[Plotting code records]
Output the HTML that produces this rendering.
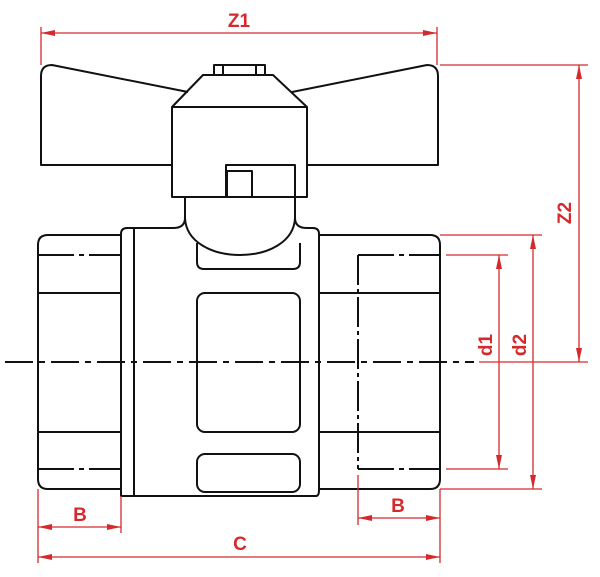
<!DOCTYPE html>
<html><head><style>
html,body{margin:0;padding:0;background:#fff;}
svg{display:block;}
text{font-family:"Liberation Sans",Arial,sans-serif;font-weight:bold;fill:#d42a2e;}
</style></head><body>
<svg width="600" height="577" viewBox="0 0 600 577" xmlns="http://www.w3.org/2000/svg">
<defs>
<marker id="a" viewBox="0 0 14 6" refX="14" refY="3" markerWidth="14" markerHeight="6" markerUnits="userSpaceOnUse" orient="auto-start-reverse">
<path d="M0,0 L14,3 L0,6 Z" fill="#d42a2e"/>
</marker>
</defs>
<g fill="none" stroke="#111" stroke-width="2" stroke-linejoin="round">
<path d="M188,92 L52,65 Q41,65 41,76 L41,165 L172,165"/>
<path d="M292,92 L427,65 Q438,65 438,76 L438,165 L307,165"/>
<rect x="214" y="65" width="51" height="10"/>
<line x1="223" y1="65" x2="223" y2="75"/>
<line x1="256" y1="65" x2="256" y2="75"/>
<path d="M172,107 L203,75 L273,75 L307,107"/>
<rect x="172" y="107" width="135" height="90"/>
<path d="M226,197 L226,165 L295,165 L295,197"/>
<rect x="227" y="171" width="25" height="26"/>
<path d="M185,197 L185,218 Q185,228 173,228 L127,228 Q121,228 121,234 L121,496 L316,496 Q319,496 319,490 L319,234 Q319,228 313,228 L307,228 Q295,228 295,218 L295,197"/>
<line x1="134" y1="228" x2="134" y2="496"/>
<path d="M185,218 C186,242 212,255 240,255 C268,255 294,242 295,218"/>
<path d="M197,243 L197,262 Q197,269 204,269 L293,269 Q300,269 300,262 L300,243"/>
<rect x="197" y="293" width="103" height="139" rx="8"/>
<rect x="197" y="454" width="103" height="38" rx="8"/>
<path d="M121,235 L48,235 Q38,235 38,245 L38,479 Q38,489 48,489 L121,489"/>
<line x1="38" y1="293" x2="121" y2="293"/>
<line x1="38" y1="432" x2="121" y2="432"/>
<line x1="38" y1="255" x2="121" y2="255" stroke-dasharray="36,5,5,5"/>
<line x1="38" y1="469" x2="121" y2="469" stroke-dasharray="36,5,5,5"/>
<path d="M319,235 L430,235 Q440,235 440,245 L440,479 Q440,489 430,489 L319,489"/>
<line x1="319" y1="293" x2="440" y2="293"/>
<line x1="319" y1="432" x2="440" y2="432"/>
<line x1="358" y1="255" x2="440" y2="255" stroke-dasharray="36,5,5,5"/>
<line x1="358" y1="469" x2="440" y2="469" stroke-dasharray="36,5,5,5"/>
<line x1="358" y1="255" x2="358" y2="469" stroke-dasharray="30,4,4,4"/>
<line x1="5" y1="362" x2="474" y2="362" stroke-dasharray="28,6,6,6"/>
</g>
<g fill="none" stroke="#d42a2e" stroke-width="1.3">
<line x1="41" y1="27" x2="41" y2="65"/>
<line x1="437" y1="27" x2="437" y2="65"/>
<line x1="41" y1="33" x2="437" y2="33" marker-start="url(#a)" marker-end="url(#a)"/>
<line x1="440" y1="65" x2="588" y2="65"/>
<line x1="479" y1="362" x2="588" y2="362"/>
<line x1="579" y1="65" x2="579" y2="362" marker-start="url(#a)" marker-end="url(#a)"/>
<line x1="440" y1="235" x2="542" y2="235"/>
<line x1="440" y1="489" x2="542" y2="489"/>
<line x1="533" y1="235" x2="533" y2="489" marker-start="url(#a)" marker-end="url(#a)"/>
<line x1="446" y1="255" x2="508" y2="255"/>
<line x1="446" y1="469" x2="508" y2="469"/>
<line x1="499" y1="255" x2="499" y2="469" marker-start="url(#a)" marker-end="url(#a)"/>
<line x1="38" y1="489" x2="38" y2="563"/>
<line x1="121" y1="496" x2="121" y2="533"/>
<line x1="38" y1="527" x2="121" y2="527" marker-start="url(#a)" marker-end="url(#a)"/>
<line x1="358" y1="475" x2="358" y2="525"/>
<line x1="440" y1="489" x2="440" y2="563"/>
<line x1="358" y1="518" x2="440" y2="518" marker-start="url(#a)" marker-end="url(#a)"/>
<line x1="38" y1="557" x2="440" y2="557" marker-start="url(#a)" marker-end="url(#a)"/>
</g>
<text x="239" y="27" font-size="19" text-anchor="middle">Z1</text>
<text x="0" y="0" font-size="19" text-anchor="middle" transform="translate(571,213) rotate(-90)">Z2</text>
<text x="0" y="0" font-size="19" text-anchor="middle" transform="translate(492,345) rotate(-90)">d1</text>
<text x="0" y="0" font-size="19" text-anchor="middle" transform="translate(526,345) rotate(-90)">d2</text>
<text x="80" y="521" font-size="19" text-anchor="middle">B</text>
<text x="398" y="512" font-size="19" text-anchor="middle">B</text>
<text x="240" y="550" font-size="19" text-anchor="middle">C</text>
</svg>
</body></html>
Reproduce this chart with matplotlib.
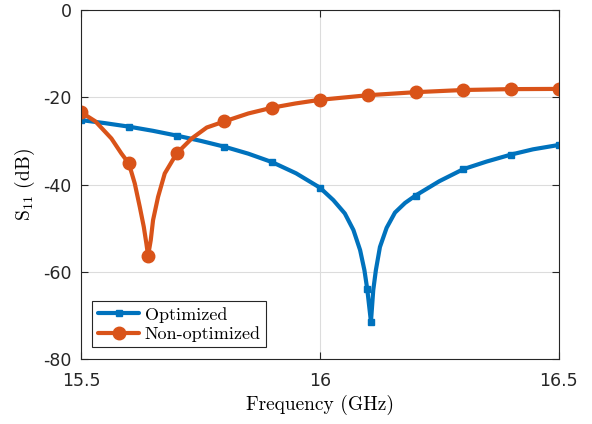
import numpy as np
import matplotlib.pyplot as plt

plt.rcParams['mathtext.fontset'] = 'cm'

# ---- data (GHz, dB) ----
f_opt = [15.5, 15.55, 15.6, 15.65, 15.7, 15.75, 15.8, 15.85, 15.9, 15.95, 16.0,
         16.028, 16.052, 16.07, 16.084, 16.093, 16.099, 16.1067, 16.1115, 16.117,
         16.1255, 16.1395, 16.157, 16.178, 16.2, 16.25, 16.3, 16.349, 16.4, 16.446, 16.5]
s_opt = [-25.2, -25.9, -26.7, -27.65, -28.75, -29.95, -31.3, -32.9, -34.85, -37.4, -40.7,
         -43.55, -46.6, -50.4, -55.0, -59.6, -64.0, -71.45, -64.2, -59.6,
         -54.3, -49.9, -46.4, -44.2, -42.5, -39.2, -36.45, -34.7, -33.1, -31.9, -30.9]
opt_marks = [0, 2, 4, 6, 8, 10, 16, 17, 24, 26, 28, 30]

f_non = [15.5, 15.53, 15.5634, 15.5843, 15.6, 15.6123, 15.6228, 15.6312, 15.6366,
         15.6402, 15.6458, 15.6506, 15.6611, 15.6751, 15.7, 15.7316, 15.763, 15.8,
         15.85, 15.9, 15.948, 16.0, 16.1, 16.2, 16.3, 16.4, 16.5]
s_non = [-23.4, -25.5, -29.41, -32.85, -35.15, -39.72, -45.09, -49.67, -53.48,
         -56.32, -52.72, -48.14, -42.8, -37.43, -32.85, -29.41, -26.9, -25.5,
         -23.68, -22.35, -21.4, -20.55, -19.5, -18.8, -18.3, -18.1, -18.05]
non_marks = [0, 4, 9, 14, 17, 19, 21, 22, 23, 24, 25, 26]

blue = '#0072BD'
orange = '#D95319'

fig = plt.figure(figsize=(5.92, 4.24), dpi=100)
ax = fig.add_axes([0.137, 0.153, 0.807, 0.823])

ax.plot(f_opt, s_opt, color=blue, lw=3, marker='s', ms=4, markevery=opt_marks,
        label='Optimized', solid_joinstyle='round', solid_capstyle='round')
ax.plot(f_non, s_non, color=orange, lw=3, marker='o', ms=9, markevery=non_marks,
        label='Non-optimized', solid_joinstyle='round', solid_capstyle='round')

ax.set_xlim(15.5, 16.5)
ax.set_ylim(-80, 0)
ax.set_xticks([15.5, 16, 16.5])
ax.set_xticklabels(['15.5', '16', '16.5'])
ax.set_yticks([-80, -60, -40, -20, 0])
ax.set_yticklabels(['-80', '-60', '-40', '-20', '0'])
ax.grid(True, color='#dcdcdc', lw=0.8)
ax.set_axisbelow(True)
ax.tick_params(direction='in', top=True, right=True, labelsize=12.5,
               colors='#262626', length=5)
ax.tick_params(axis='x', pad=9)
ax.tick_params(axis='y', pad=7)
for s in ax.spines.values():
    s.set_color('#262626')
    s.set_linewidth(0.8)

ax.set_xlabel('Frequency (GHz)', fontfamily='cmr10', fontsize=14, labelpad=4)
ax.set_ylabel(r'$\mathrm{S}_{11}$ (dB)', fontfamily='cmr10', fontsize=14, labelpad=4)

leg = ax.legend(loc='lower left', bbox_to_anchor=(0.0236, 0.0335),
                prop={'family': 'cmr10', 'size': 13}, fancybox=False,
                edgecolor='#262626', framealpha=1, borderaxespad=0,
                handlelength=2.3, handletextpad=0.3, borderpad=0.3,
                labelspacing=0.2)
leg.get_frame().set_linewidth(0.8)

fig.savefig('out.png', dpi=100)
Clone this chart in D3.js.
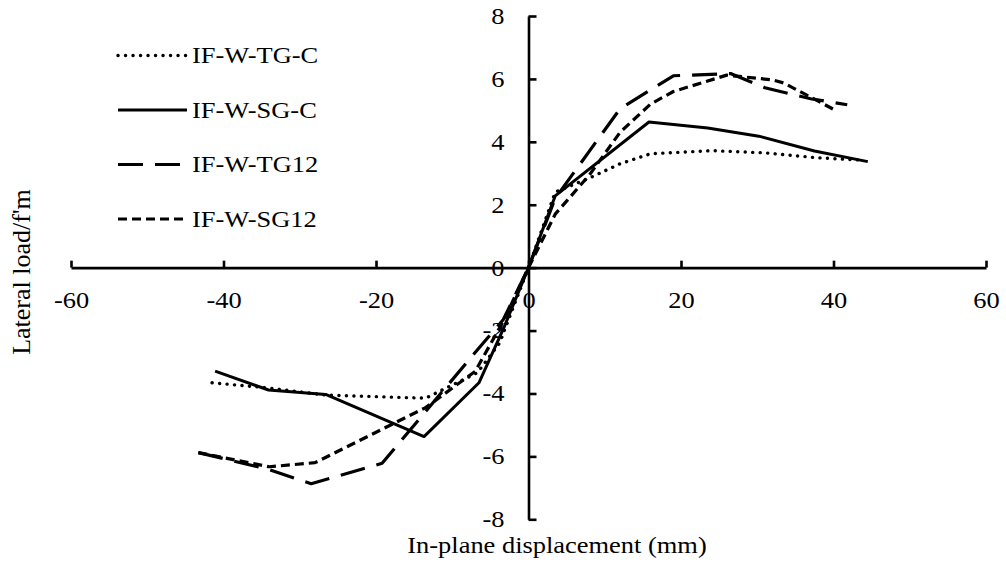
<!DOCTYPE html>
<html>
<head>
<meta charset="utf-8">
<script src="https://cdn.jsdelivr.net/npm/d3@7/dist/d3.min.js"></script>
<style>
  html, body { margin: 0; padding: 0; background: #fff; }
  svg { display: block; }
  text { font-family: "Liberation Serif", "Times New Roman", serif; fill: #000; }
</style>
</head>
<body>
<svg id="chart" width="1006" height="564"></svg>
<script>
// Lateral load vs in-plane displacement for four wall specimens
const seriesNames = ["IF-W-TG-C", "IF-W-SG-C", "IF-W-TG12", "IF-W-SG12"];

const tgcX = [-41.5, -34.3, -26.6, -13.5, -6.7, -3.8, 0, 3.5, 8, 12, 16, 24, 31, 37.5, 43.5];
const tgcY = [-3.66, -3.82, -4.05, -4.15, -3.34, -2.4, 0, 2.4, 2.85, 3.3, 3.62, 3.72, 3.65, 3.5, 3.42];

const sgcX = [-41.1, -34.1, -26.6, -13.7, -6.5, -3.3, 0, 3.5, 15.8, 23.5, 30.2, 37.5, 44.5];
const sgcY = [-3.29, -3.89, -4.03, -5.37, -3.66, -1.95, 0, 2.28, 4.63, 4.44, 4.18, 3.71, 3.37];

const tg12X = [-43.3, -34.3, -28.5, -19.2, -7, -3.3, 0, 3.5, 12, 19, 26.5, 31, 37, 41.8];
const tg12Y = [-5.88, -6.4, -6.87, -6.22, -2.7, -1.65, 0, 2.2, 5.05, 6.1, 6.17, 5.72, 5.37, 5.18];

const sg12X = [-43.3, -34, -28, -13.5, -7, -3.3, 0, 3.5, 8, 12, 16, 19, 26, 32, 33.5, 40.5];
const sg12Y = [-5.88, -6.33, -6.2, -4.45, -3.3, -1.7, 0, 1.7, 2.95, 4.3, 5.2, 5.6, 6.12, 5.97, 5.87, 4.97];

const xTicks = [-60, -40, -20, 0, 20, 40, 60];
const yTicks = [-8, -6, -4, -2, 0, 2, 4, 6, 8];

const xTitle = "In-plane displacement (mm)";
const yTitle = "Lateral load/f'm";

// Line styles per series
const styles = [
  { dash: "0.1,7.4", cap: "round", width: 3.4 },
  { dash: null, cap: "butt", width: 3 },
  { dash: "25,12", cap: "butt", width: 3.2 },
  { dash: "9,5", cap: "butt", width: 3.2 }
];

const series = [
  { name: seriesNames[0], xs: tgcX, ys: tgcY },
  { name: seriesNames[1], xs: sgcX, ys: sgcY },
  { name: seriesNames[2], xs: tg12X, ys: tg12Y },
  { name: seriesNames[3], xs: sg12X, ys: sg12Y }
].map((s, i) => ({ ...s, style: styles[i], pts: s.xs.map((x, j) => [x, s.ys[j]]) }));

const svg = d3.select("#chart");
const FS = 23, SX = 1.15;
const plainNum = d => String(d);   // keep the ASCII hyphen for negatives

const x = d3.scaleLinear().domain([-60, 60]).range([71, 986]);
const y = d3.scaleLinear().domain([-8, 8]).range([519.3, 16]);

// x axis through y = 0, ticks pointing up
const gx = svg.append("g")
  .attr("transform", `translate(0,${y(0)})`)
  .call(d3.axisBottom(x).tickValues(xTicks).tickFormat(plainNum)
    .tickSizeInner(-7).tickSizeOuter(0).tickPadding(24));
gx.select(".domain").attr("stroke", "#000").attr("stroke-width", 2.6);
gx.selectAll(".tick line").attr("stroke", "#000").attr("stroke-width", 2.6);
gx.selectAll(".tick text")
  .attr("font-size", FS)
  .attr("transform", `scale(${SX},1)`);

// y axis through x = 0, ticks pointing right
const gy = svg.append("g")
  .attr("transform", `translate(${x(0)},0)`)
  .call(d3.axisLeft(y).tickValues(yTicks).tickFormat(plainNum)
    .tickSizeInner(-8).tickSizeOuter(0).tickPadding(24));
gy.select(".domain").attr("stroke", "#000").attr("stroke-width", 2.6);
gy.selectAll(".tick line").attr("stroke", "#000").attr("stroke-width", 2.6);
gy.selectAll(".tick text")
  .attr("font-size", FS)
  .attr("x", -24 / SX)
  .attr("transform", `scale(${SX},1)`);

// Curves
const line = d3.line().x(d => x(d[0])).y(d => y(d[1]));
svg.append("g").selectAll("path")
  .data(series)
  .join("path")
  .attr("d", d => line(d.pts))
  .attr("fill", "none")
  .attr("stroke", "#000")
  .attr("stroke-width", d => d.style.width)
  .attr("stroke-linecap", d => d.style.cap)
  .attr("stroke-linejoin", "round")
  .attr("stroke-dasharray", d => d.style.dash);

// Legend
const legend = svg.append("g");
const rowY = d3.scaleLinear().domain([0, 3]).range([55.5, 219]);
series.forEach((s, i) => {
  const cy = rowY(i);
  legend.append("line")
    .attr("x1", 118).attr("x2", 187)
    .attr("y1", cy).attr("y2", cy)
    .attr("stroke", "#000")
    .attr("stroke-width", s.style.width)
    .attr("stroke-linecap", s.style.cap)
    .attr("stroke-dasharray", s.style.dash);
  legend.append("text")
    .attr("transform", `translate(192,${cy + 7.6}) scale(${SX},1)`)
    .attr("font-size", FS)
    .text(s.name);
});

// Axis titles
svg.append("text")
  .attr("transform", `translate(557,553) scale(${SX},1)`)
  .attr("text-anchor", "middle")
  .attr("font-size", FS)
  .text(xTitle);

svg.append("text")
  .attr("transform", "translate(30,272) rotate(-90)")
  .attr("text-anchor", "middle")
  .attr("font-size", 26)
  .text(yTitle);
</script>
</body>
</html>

- Exercise instructions
Track down every line with the word "this" and copy it.

- Complete answer
Output the HTML that produces this rendering.
Reproduce this chart with matplotlib.
Clone this chart in D3.js.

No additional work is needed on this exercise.